Una cosa queda clara de estos episodios: López Obrador no duda en abrazar y dar impunidad a políticos acusados de corrupción, si le juran obediencia, pero injuria a los creadores de empleos y de riqueza simplemente por cuestionarlo o por no apoyarlo electoralmente. López Obrador puede perdonar a delincuentes, como promete en su amnistía, pero descalifica y amenaza a quienes invierten productivamente sus propios recursos. Para él, los “buenos” son los políticos y delincuentes que lo apoyan. Los “malos”, quienes honradamente arriesgan sus recursos y con sus impuestos mantienen al gobierno y a los políticos. Eso dice mucho del proyecto de López Obrador, de sus prioridades, de su visión del mundo y, también, del riesgo en que puede meter a la economía mexicana, a los empleos y los hogares de todos los mexicanos.
Acusar y acosar a los empresarios como forma de camuflar la irresponsabilidad, la ignorancia económica y la demagogia con la pobreza no es algo nuevo en México. En realidad el actual discurso de López Obrador reproduce, casi punto por punto, las demagógicas posturas de los expresidente Luis Echeverría y José López Portillo contra los empresarios, en el contexto de una doble debacle de la economía mexicana, causada por sus gobiernos, en 1976 y 1982. Desde entonces proviene la alarma automática que se dispara en la mayoría de los mexicanos en cuanto se producen oscilaciones bruscas en el precio peso-dólar, aún cuando desde 1994 opera un esquema de libre flotación en la paridad.
El discurso anti-empresarial de López Obrador es un regreso a lo peor del nacionalismo revolucionario del PRI, y también al de la izquierda más arcaica: Una visión que juzga a la empresa privada como un obstáculo para el control autoritario de los políticos, no como un activo para la sociedad que hace funcionar a todo el sistema económico y también al sector público. Una que cree que las empresas son instrumento del enriquecimiento de unos cuantos a costa del bienestar de muchos y que por ello, se justifican la persecución y el intervencionismo estatal.
Pero la experiencia de México y de otros países, muestra que las peores crisis, las que más han empobrecido y agraviado a la población, las han provocado decisiones de políticos que no entienden o subestiman la importancia del mercado, la iniciativa privada y las libertades económicas, y se creen con el poder de limitarlos, manipularlos y jugar con ellos en beneficio propio.
Pelear con los empresarios significa expatriar confianza, dólares, empleos: Precisamente lo que pasó en 1976 y 1982, causando la llamada “Década Pérdida” de los 80s, con nulo crecimiento, una hiperinflación acumulada del 3710.10 % en los años siguientes, devaluaciones sin límites y un empobrecimiento generalizado.

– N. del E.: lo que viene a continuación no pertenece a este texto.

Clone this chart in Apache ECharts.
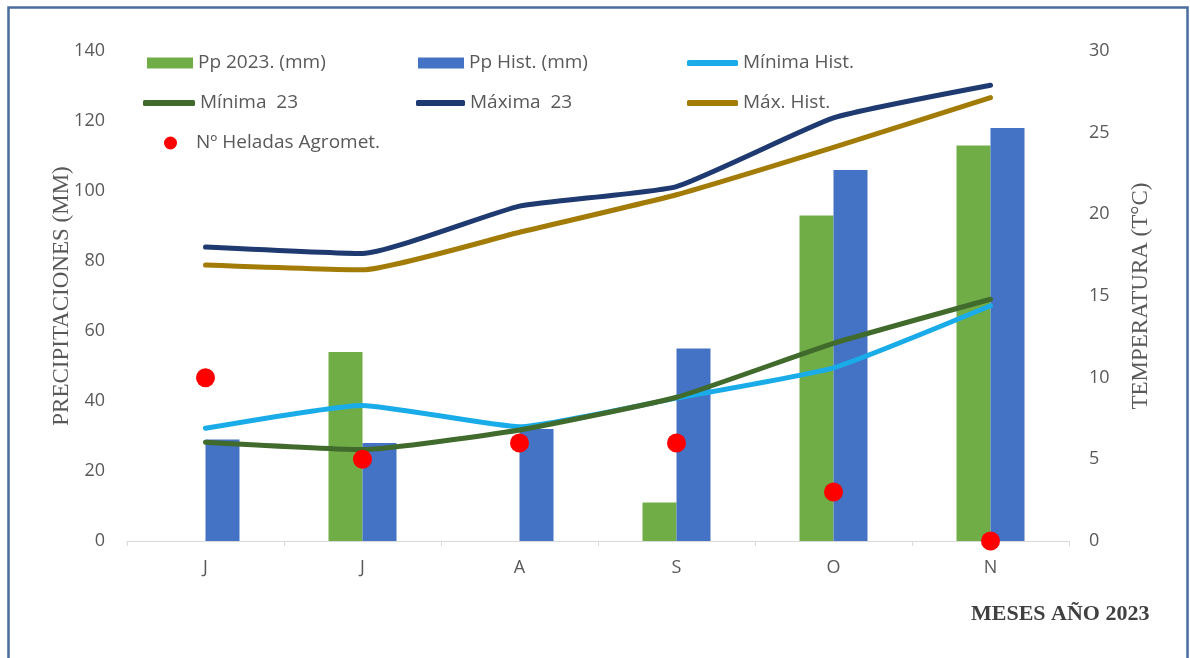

El discurso anti-empresarial de López Obrador omite que cuantos más empresarios tengan confianza y decidan invertir, más crecerán empleos, salarios, empresas, sectores económicos no manipulados por el gobierno, sindicatos o políticos. En suma, habrá mayor bienestar y más oportunidades.
Sus injurias, amenazas y propuestas de gobierno ciertamente no contribuyen a crear ese ambiente de confianza y certidumbre para las inversiones. En tal sentido, la lucha de López Obrador contra los empresarios es, en realidad, una lucha contra la racionalidad económica, las libertades y la creación de nuevas oportunidades, y por ello, contra los pobres por los que dice velar. Sin empresas no hay empleos.
La experiencia histórica muestra que sin empresas ni empresarios, no hay riqueza ni oportunidades, ya que el Estado no produce nada, solo consume y gasta lo que producen empresas e individuos. Misma experiencia que ha dejado constancia de que cuando gobiernos y políticos se entrometen en el funcionamiento de los mercados, lo que ocurre es un aumento incesante de la incertidumbre y de sus fenómenos resultantes: falta de inversiones, aumento de tasas, escasez, inflación, carestía, desempleo, mayor pobreza… y hacia allá va México, si López Obrador gana la Presidencia, según nos advierte su comportamiento actual.